This is comical and sad at the same time. Did you hear this? The state of Connecticut wants to make it illegal to be a bad boss. That's right. If you are a boss that bullies, you would be breaking the law.
This is comical for obvious reasons. It is sad because lawmakers even need to consider this. This type of behavior is very prevalent. I can attest to it (you can read more about my experience in my book, Bleedership, Biblical First-Aid for Leaders).
This is an excerpt from Hartford Business:
The Senate Democrats have reintroduced an “anti-bullying” bill this legislative session – SB 60 – that would make it illegal for bosses to bully their workers.
On the face of the proposal, it makes sense that bosses should not be allowed to abuse their workers, create a hostile and unpleasant work environment or one that causes physical or psychological harm to an employee.
There are bosses who scream and embarrass. There are bosses who e-mail subordinates at 2 a.m., sending angry communications with the letters all in caps and bolded in a scarlet red typeface.
There are bitter bosses who are angry at the world, unhappy with their own lives, and wrongfully take it out on their staff.
They denigrate their subordinates and inform them of all their faults – real or imagined – in front of an office filled with colleagues.
Bullies can ruin a day on the playground.

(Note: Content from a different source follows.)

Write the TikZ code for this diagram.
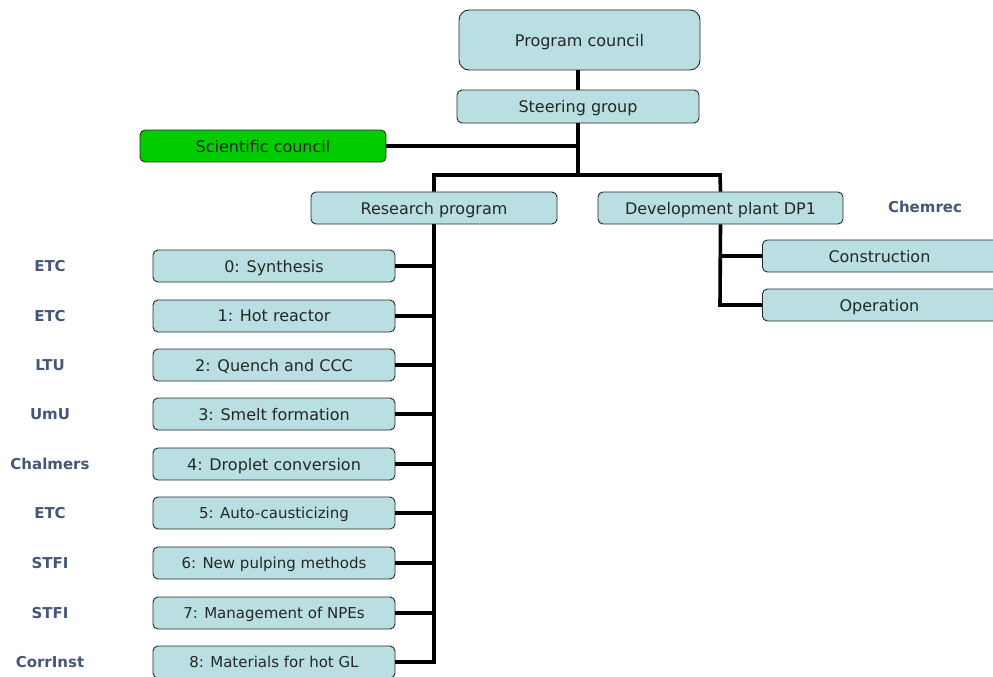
\documentclass[tikz,border=0pt]{standalone}
\usepackage{fontspec}
\setmainfont{DejaVu Sans}
\definecolor{boxfill}{RGB}{185,223,226}
\definecolor{boxline}{RGB}{40,40,40}
\definecolor{labcol}{RGB}{70,86,120}
\definecolor{sgreen}{RGB}{0,204,0}
\begin{document}
\begin{tikzpicture}[x=1pt,y=-1pt,
  box/.style={draw=boxline,line width=0.9pt,fill=boxfill,rounded corners=5pt,inner sep=0pt,
    text depth=0pt,font=\fontsize{16}{18}\selectfont,text=black!85},
  org/.style={font=\bfseries\fontsize{15}{17}\selectfont,text=labcol,text depth=0pt},
  link/.style={line width=3.6pt,black}]
\clip (0,0) rectangle (993,677);
\fill[white] (0,0) rectangle (993,677);
% top
\node[box,rounded corners=10pt,minimum width=241pt,minimum height=60pt] (pc) at (579.5,40) {Program council};
\node[box,minimum width=242pt,minimum height=33pt] (sg) at (578,106.5) {Steering group};
\node[box,fill=sgreen,minimum width=246pt,minimum height=32pt] (sc) at (263,146) {Scientific council};
\node[box,minimum width=246pt,minimum height=32pt] (rp) at (434,208) {Research program};
\node[box,minimum width=245pt,minimum height=32pt] (dp) at (720.5,208) {Development plant DP1};
\node[org] (chem) at (925,207) {Chemrec};
\node[box,minimum width=260pt,minimum height=32pt,anchor=west] (con) at (762,256) {\hspace*{-26pt}Construction};
\node[box,minimum width=260pt,minimum height=32pt,anchor=west] (op) at (762,305) {\hspace*{-26pt}Operation};
% coordinates
\coordinate (j1) at (578,146);
\coordinate (j2) at (578,175);
\coordinate (jl) at (434,175);
\coordinate (jr) at (720,175);
% research tasks
\foreach \i/\t/\o/\yy/\fs in {0/0: Synthesis/ETC/266/16,1/1: Hot reactor/ETC/316/16,2/2: Quench and CCC/LTU/365/16,
  3/3: Smelt formation/UmU/414/16,4/4: Droplet conversion/Chalmers/464/16,5/5: Auto-causticizing/ETC/513/15,
  6/6: New pulping methods/STFI/563/15,7/7: Management of NPEs/STFI/613/15,8/8: Materials for hot GL/CorrInst/662/15}{
  \node[box,minimum width=242pt,minimum height=32pt,font=\fontsize{\fs}{18}\selectfont] (t\i) at (274,\yy) {\t};
  \node[org] (o\i) at (50,\yy) {\o};
}
\coordinate (rb) at (434,662);
\coordinate (db) at (720,305);
% connectors
\draw[link] (sg.north) -- (sg.north |- pc.south);
\draw[link] (sg.south) -- (j2);
\draw[link] (sc.east) -- (j1);
\draw[link] (rp.north) -- (jl) -- (jr) -- (dp.north);
\draw[link] (rp.south) -- (rb) -- (t8.east);
\draw[link] (dp.south) -- (db) -- (op.west);
\foreach \i in {0,...,7}{\draw[link] (t\i.east) -- (t\i.east -| rb);}
\draw[link] (con.west -| db) -- (con.west);
\end{tikzpicture}
\end{document}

They can ruin a day at work. That never changes. And of course, it shouldn’t be allowed.
Good places to work do not tolerate such behavior by staff or managers. It lowers morale, increases turnover and, consequently, hurts the bottom line.
However, to make bullying illegal in the workplace requires a definition that is not subject to perception.
Before laughing too hard at this, maybe we need to remove the plank from our own eyes (Matthew 7:3-5) and be the leaders God made us to be.